* ENTRIES *
— BEGIN —
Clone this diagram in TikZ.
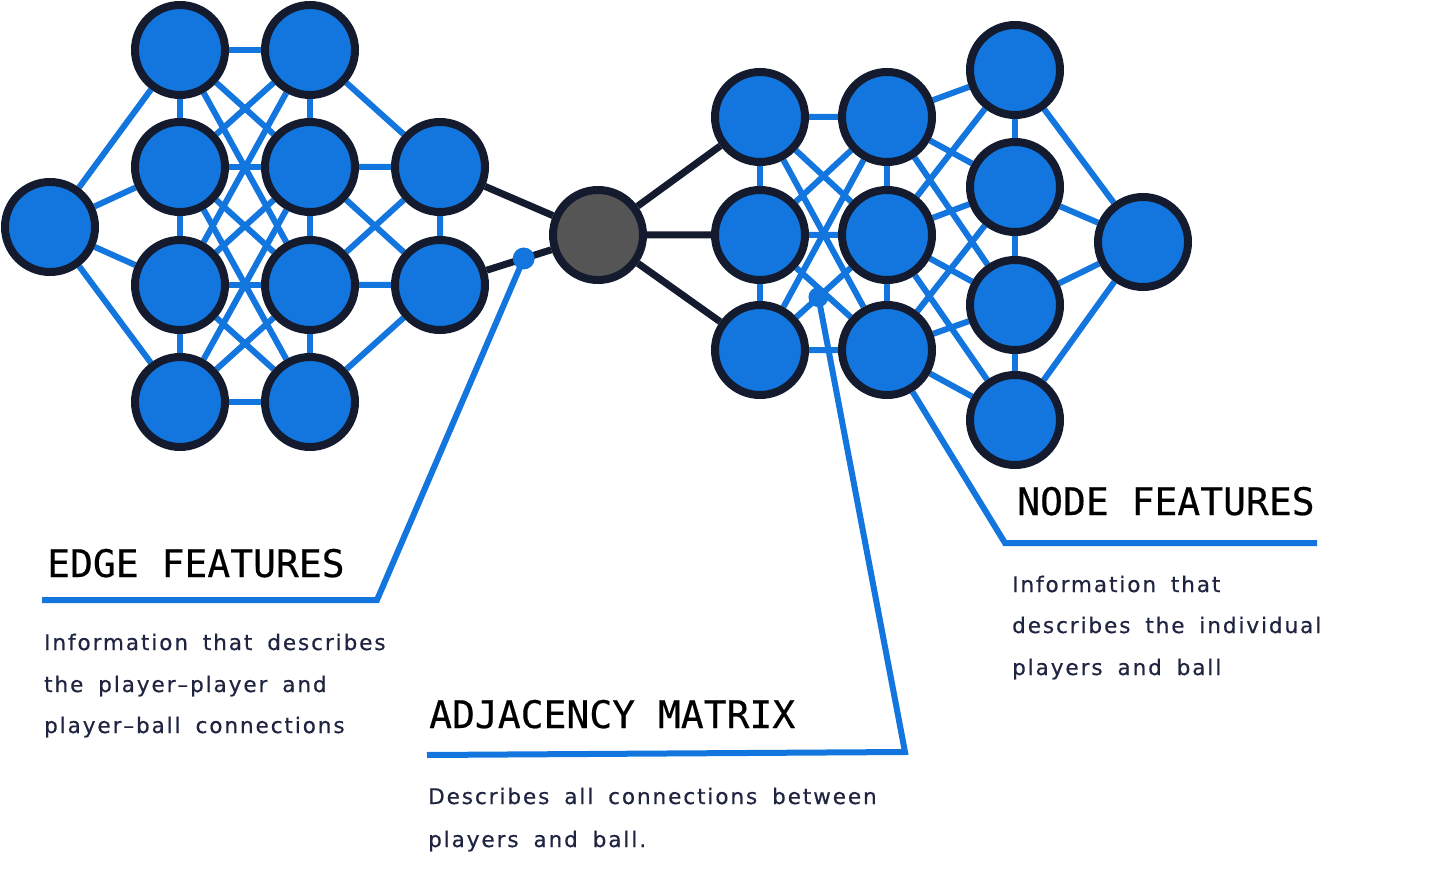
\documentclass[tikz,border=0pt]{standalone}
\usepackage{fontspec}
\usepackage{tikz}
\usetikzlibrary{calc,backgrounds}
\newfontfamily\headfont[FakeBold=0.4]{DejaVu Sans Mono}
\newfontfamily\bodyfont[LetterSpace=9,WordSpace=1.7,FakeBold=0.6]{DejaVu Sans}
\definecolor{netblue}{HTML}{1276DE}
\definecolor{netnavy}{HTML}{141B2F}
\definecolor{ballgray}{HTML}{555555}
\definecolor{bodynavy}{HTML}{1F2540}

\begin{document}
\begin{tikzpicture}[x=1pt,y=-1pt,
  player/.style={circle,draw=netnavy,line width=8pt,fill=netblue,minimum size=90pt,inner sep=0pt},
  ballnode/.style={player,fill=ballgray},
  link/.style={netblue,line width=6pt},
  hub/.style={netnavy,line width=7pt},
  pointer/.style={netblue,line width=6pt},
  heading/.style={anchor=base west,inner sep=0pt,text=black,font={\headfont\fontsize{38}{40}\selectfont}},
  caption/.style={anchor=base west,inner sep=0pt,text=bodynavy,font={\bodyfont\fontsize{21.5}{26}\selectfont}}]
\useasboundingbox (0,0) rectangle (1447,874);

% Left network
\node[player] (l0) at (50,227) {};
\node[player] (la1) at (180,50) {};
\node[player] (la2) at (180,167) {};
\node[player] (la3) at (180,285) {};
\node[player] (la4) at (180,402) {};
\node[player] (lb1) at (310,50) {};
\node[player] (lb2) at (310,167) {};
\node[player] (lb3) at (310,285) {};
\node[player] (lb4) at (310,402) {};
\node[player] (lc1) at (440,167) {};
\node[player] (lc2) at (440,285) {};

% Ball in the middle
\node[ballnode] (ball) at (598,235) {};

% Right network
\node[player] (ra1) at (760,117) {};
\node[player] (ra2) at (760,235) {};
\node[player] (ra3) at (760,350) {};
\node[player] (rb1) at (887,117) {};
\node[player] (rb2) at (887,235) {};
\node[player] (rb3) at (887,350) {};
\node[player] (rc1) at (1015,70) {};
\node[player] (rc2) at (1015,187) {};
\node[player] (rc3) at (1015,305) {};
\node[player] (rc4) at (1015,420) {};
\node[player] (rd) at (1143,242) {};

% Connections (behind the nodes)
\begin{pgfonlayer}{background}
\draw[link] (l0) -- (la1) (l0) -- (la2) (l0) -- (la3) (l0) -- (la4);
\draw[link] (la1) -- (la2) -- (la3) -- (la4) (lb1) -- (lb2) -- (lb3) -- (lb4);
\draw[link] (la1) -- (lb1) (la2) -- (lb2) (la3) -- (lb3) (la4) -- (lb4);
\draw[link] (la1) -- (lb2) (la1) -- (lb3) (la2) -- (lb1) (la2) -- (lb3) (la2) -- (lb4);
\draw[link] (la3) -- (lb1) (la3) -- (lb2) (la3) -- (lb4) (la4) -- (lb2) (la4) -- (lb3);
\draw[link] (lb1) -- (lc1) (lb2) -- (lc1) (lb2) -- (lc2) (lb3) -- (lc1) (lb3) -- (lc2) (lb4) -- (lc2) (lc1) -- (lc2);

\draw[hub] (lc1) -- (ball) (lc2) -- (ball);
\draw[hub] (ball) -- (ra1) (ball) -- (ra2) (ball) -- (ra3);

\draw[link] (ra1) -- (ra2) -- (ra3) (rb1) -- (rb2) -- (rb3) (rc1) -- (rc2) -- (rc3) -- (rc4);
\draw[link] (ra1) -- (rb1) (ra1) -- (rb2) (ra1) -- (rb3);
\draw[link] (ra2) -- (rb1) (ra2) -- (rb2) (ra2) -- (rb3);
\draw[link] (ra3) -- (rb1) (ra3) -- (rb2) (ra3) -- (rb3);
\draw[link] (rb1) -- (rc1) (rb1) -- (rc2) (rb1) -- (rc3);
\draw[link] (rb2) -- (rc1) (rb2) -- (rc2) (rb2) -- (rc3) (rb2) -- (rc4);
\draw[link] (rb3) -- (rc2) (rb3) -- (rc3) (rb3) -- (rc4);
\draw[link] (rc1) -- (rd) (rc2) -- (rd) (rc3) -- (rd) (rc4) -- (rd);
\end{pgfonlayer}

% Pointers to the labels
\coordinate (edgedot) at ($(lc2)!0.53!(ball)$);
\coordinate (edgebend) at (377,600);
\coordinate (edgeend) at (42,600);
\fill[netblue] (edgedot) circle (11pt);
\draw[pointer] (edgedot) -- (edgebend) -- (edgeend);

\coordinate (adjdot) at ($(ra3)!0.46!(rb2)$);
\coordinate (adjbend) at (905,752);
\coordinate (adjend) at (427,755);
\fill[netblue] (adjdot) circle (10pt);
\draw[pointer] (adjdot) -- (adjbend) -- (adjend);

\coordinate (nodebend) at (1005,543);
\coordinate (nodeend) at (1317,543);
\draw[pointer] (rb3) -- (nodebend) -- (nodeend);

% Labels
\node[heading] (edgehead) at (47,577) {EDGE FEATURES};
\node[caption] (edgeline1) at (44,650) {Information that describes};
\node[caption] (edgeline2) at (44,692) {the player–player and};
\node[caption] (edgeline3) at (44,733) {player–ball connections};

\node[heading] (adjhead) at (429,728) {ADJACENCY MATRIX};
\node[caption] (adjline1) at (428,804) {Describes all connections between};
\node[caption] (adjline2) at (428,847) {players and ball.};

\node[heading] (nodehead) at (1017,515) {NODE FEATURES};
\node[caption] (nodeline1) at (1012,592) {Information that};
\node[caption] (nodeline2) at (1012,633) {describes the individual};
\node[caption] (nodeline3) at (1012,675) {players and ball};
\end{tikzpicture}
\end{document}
— END —
— BEGIN —
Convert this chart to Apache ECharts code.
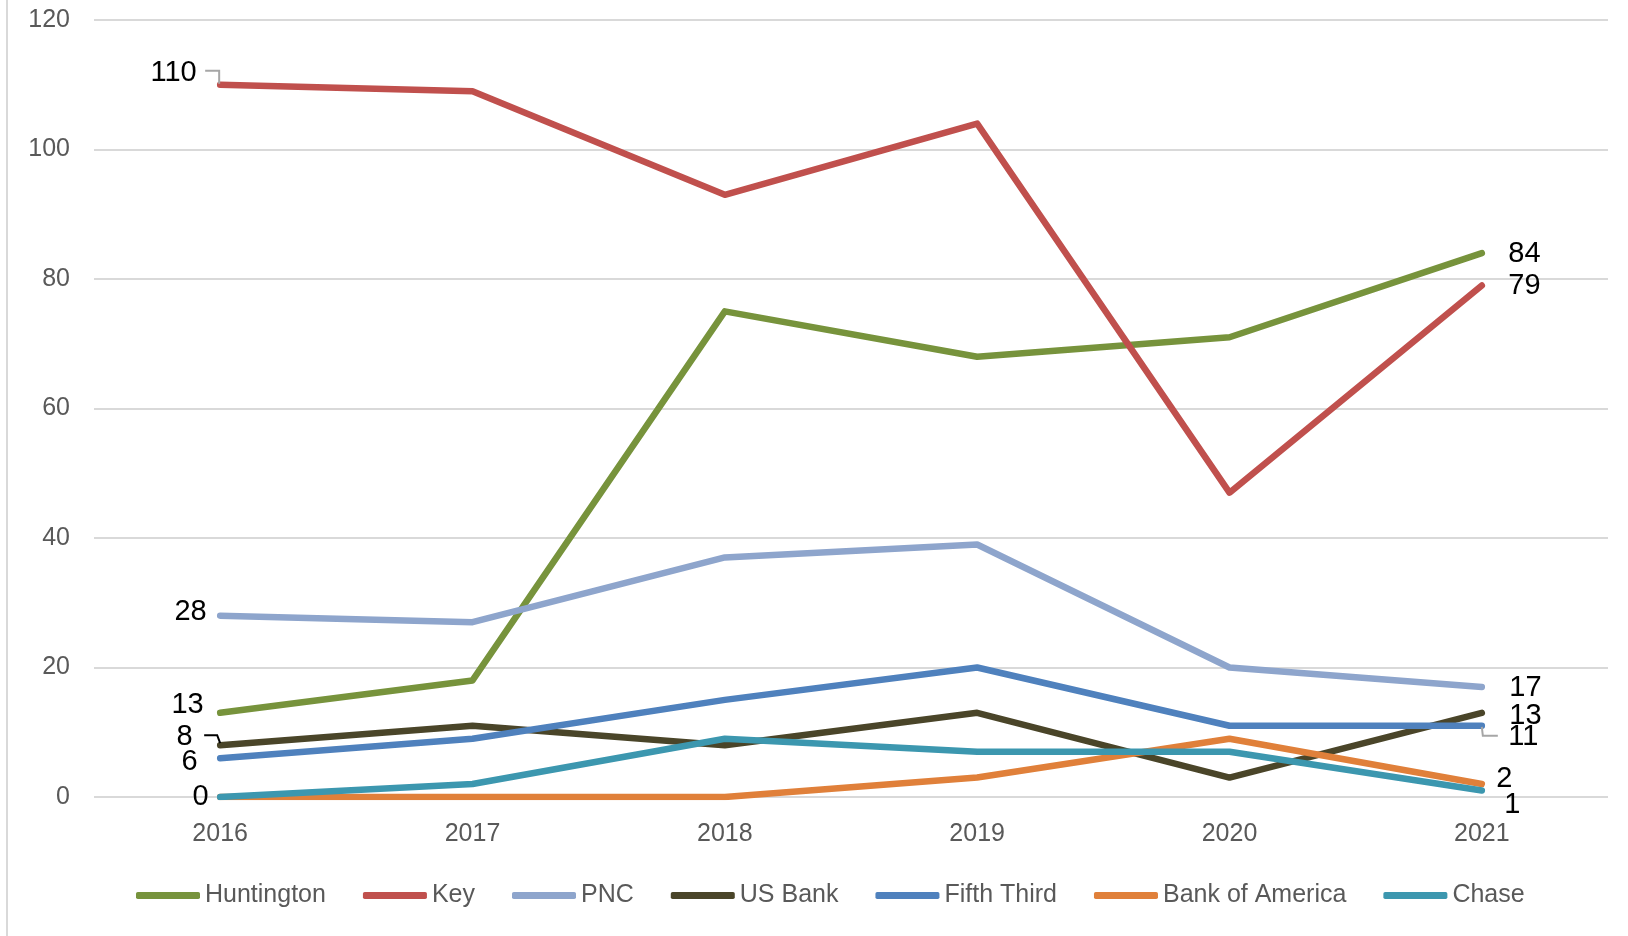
— END —
— BEGIN —
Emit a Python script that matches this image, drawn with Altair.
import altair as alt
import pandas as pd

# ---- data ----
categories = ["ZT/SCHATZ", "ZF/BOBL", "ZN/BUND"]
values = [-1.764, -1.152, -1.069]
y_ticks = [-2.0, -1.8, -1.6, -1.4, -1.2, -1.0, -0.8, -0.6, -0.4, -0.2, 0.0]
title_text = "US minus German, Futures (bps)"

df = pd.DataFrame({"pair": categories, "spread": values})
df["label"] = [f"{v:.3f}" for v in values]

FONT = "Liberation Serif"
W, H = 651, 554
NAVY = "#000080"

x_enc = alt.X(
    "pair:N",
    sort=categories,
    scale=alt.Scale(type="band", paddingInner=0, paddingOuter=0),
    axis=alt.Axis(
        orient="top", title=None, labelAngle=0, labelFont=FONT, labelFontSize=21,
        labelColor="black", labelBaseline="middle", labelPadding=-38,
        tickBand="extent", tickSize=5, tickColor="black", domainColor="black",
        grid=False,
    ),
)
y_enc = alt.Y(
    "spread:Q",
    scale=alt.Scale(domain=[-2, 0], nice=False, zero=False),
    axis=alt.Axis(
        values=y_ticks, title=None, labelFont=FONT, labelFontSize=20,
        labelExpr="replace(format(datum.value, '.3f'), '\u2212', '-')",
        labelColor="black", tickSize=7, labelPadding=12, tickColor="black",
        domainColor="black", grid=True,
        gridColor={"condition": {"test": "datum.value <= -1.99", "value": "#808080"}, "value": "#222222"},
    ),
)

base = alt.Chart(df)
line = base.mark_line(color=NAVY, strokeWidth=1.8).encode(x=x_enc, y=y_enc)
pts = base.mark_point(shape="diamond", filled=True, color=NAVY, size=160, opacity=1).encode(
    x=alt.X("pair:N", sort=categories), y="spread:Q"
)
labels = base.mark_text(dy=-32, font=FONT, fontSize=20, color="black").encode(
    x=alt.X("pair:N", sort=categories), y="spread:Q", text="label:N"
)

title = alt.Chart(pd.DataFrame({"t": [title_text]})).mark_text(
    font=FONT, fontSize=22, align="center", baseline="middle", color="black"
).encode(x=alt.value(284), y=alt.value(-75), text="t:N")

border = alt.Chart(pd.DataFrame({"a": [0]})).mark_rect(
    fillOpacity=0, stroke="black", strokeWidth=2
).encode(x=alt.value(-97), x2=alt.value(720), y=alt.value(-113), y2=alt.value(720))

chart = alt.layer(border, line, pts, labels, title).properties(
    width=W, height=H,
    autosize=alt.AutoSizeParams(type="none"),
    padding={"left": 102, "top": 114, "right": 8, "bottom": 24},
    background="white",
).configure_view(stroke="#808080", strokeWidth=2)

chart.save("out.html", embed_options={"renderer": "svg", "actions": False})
— END —
* SHORT EXERCISE *
Pictures should be left out. Retype only the run of lines from the line containing "Clone this diagram in TikZ." to the line containing "(lc2) at (440,285)", inclusive.

* ANSWER TO THIS TASK *
Clone this diagram in TikZ.
\documentclass[tikz,border=0pt]{standalone}
\usepackage{fontspec}
\usepackage{tikz}
\usetikzlibrary{calc,backgrounds}
\newfontfamily\headfont[FakeBold=0.4]{DejaVu Sans Mono}
\newfontfamily\bodyfont[LetterSpace=9,WordSpace=1.7,FakeBold=0.6]{DejaVu Sans}
\definecolor{netblue}{HTML}{1276DE}
\definecolor{netnavy}{HTML}{141B2F}
\definecolor{ballgray}{HTML}{555555}
\definecolor{bodynavy}{HTML}{1F2540}

\begin{document}
\begin{tikzpicture}[x=1pt,y=-1pt,
  player/.style={circle,draw=netnavy,line width=8pt,fill=netblue,minimum size=90pt,inner sep=0pt},
  ballnode/.style={player,fill=ballgray},
  link/.style={netblue,line width=6pt},
  hub/.style={netnavy,line width=7pt},
  pointer/.style={netblue,line width=6pt},
  heading/.style={anchor=base west,inner sep=0pt,text=black,font={\headfont\fontsize{38}{40}\selectfont}},
  caption/.style={anchor=base west,inner sep=0pt,text=bodynavy,font={\bodyfont\fontsize{21.5}{26}\selectfont}}]
\useasboundingbox (0,0) rectangle (1447,874);

% Left network
\node[player] (l0) at (50,227) {};
\node[player] (la1) at (180,50) {};
\node[player] (la2) at (180,167) {};
\node[player] (la3) at (180,285) {};
\node[player] (la4) at (180,402) {};
\node[player] (lb1) at (310,50) {};
\node[player] (lb2) at (310,167) {};
\node[player] (lb3) at (310,285) {};
\node[player] (lb4) at (310,402) {};
\node[player] (lc1) at (440,167) {};
\node[player] (lc2) at (440,285) {};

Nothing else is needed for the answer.